John Quigley was born in County Tipperary, Ireland, in 1847. His parents immigrated to America in 1850, settling in Illinois. Growing up in a new and sparsely settled country, John’s education was limited, but he gained practical skills through hard work on the family farm. After assisting his father, he ventured to Iowa and later settled in South Dakota, where he acquired land and made improvements. He transitioned from farming to working for a railroad company before returning to his farm. In 1890, he moved to Worthing, engaging in the livery business and later becoming a successful dealer in agricultural implements. Known for his community involvement, John Quigley served as a supervisor and remained loyal to his Catholic faith.

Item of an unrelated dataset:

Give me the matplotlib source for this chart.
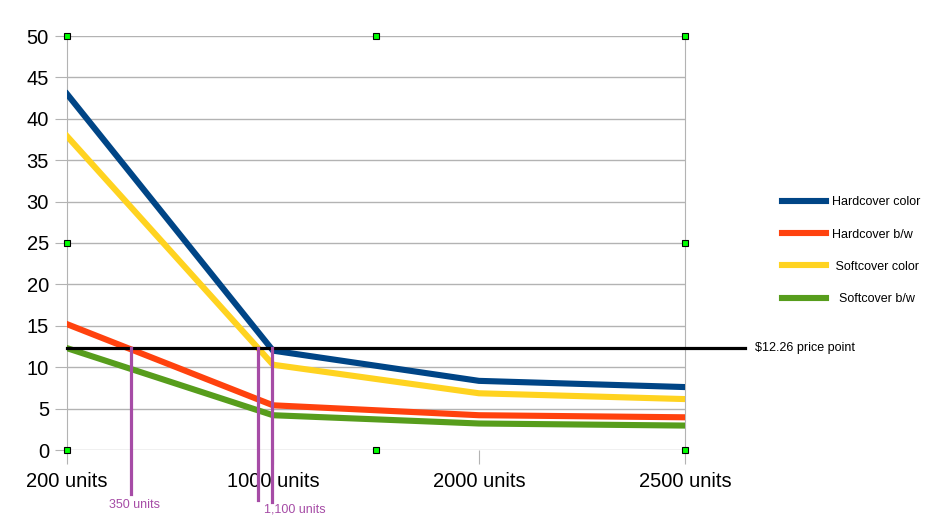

JOHN QUIGLEY.— The subject of this review was born in County Tipperary, Ireland, on September 15, 1847, the son of Malachi and Mary (Hays) Quigley, both natives of the Emerald Isle. The father was a farmer by occupation. In 1850, these parents disposed of their interests in the country of their birth and came to America, settling in McHenry County, Illinois, where Mr. Quigley bought land and engaged in agriculture. He pursued this occupation with good success until his death in 1899, with his wife passing away two years prior. Malachi Quigley was a thrifty man, an excellent citizen, and a devout member of the Catholic Church, in which faith his wife and children were also raised. Of the large family of ten children that once gathered around his hearthstone, only three are living at the present time: John, the subject of this sketch; Michael, who farms the old place in Illinois, and Ed D., a baggageman on the Chicago & Northwestern Railroad.
John Quigley was only three years old when his parents brought him to the United States, so he retains only a very dim recollection of the romantic land in which he was born. Growing up in a new and sparsely settled country, his educational opportunities were quite limited. However, he became familiar with hard work and the varied duties of the farm at an early age, providing him with practical training that is necessary for a boy thrown upon his own resources. After assisting his father until around his eighteenth year, he left home and went to Jones County, Iowa in 1865, where he farmed for the next three years. He then returned to Illinois. Two years later, in August 1872, he moved to Sioux City, Iowa, where he remained until he came to Lincoln County, South Dakota. He settled in Lynn Township and acquired a quarter section of land, upon which he immediately began making general improvements. After working on his land for some time and cultivating the greater part of it, he entered the employ of a railroad company that operated a line between Sioux City and Yankton. This was the first railroad in South Dakota, and he worked there for approximately two years while making Sioux City his headquarters.
After leaving the railroad construction, Mr. Quigley returned to his farm and devoted his attention closely to its cultivation and improvement until the year 1890. He also engaged in stock raising for several years during this period and achieved encouraging success in both endeavors. In 1890, he handed over the management of his farm to others and relocated to the village of Worthing, where he started a livery business. He conducted this business profitably for ten years. In 1900, he constructed the large building in Worthing where he currently resides. Since that time, he has been involved in an extensive and flourishing business as a dealer in agricultural implements, handling various types of machinery and tools. His trade is among the largest of its kind in Lincoln County.
Mr. Quigley served four terms as supervisor, establishing himself as one of the influential public figures in his township and county. He was also a leader in several important enterprises. He was affiliated with the Republican Party until the national convention of 1896, held in St. Louis, where he became an ardent supporter of the free-silver movement and joined the reform party. He played a significant role in ensuring a large majority for the reform party in his township. As previously mentioned, he was born into the Catholic Church and has always remained loyal to its teachings. He lives his religion, and his positive influence is evident to the people with whom he has interacted for so long. In 1877, Mr. Quigley married Miss Mary Horty, originally from Cork, Ireland. Although they did not have any children, their union was a happy one. Unfortunately, Mrs. Quigley passed away two years after their marriage. The subject of this sketch is highly respected in the social circles in which he moves and is actively involved in initiatives aimed at benefiting the poor, the unfortunate, and the general welfare of the community.